MANILA, 1 October — The Philippines has no choice but to lessen its dependence on investments from the United States, its number one trade partner, and must start diversifying its investment portfolio and looking for other foreign investors. This, in essence, is the message delivered by Secretary Manuel Roxas II before members of the Makati Business Club recently. He said government agencies are now working together to reduce the cost of doing business in the Philippines.
To remain competitive in the region, the Philippines must offer highly attractive investment perks, Roxas said. He said the government is modifying the incentives structure to make the country a priority area once again for foreign investors.
While the government tries to lure foreign capital into the country, it must at the same time focus on the domestic economy especially in light of the economic slowdown in the United States and Japan, the trade secretary said. President Gloria Macapagal Arroyo, he said, wants to ensure the implementation of key infrastructure projects that could help turn the wheels of the Philippine economy. The projects mentioned include the completion of the world-class Batangas Port, the extension of the Light Rail Transit system to provinces south of Metro Manila, another train system project to the north of Metro Manila, and the Malampaya natural gas project. The government has lined up other big infrastructure projects that could help stimulate the economy in case foreign investments dry up this year. For example, the Bases Conversion Development Authority (BCDA) recently signed a 42 billion yen (about 18 billion pesos) loan agreement with the Japan Bank for International Cooperation (JBIC) to finance a road network project that would connect the Subic Bay Freeport and the Clark Special Economic Zone. Subic and Clark are two of the country’s booming industrial areas. The construction of the 89-kilometer four-lane expressway is expected to bring economic growth not only in the two industrial areas but also for the rest of Central Luzon. The road network will directly affect four provinces and three cities.
Perhaps seeing something in the country that other investors failed to see, Rolls-Royce Plc opened last week an aero repair and overhaul facility in Clark Special Economic Zone to service commercial and military customers. “This venture in the Philippines provides a focal point for special aero engine maintenance in this important growth region. We are confident that this facility will attract new business in the short term,” said Ian Lloyd, managing director, Rolls-Royce Aero Repair and Overhaul Division, during the opening ceremonies.

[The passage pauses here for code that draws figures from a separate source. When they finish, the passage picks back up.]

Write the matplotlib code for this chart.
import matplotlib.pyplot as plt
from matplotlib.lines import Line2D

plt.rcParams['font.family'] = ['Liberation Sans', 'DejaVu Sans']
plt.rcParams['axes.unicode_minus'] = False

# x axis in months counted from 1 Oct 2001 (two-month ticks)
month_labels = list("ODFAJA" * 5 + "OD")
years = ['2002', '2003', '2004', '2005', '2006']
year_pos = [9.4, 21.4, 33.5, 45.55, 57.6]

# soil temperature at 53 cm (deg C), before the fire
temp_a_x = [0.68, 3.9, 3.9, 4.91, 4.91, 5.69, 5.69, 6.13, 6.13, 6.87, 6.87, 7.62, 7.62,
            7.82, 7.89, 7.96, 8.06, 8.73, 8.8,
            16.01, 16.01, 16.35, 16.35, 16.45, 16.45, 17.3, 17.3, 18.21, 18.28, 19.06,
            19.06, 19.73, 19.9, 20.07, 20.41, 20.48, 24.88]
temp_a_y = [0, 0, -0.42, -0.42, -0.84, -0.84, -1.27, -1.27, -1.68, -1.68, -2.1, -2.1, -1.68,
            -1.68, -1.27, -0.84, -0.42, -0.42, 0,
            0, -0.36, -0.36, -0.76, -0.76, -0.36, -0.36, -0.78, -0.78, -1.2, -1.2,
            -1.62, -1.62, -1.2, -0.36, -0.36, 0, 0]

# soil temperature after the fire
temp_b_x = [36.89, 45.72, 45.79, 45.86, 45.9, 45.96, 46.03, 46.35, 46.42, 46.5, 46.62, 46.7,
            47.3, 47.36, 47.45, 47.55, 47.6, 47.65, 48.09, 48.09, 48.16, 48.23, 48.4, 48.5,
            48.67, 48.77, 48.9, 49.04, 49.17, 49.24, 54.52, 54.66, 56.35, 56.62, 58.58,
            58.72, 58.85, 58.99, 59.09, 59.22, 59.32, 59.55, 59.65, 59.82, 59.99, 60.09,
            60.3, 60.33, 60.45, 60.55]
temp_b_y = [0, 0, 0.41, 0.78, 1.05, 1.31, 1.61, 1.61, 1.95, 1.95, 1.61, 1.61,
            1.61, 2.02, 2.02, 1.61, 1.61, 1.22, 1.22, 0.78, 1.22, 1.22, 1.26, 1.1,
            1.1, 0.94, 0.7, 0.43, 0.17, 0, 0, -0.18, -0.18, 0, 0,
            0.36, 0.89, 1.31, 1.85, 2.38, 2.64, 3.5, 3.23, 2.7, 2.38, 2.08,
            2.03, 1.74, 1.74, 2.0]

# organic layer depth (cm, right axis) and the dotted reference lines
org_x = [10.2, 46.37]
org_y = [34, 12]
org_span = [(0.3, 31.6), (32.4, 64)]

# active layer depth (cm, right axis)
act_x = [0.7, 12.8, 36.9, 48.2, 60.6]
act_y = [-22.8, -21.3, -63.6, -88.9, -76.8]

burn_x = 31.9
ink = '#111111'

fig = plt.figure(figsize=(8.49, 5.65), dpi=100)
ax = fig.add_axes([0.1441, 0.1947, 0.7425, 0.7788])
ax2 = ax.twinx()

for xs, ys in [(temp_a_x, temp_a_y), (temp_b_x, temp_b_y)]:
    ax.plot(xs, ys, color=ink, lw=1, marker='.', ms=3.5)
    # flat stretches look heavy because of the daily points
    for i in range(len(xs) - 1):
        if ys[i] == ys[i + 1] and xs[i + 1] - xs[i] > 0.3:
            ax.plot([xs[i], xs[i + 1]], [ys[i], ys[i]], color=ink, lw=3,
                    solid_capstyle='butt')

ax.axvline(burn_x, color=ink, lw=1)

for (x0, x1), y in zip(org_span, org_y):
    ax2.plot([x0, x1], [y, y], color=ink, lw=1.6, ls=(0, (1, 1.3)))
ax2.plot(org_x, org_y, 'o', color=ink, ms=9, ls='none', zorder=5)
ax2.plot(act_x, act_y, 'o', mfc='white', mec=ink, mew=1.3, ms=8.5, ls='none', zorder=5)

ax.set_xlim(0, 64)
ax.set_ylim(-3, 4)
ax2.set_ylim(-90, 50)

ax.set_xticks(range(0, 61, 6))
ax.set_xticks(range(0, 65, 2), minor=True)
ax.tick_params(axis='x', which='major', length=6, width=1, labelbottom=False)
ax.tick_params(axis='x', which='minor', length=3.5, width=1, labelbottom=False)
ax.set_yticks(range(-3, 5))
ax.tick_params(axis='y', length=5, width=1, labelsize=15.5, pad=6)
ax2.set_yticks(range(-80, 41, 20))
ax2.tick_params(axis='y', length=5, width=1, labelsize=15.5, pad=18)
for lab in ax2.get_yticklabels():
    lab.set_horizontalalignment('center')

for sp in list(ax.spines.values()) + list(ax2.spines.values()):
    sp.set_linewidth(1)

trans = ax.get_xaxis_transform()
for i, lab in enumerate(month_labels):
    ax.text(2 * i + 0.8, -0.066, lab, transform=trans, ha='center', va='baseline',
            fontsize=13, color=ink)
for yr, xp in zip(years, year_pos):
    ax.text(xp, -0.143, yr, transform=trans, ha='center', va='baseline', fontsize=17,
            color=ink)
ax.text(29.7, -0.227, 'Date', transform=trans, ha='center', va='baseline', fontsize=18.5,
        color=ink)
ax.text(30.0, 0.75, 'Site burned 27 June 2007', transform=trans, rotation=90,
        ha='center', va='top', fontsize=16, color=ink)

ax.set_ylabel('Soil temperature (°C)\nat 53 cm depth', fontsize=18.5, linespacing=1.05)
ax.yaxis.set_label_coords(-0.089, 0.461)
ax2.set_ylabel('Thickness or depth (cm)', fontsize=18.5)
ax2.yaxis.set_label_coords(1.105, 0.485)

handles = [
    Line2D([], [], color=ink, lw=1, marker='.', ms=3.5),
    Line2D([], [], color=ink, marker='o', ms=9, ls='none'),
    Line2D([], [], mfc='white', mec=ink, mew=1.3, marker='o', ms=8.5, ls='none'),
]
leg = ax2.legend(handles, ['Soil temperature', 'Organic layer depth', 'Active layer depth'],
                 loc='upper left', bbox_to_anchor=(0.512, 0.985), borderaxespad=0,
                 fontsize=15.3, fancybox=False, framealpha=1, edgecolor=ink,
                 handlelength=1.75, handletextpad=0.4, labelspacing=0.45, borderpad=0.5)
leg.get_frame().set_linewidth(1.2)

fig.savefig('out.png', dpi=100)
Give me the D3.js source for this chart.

A Japanese car company also bucked the trend. While other foreign investors choose to wait for the investment horizon to clear, Honda Motor Co. Ltd. showed its confidence in the country by establishing a new plant. The chairman of Honda Motor recently called on President Arroyo to personally convey the good news. The carmaker will make the Philippines the center of its transmission manufacturing operations for export to countries in Asia. Honda will produce about 40,000 transmission units beginning next year.
Development projects for other areas are also in place. Despite the peace and order problems in southern Philippines, the government announced it would start shortly the rehabilitation of the Maharlika Highway in the Surigao-Agusan-Compostela Valley-Davao route. The project, which covers 424 kilometers, will cost about 8.5 billion pesos. The Japan Bank for International Cooperation will fund this project. Upon completion, the road network is expected to improve commerce and trade in the area. The government also hopes to attract tourism investments in Mindanao.
Thanks to President Arroyo’s recent state visit to Japan, these projects could be implemented despite the global economic slowdown. More assuring is the support being extended by the Nippon Export and Investment Insurance of Japan, which agreed to guarantee and act as issue manager of $500 million worth of 10-year bonds the government intends to issue next month. Monetary officials said the government decided to tap the Japanese bond market because of the prevailing uncertainty in the US market. They said the proceeds of the transaction would partly finance the national government’s budget for 2002.
As this developed, US-based investment bank JP Morgan has urged the government to proceed with its planned road show in the United States to attract investors. However, Finance Secretary Jose Isidro Camacho is cool to the idea “because the people we are supposed to meet are probably still distracted by what happened (in New York and Washington).”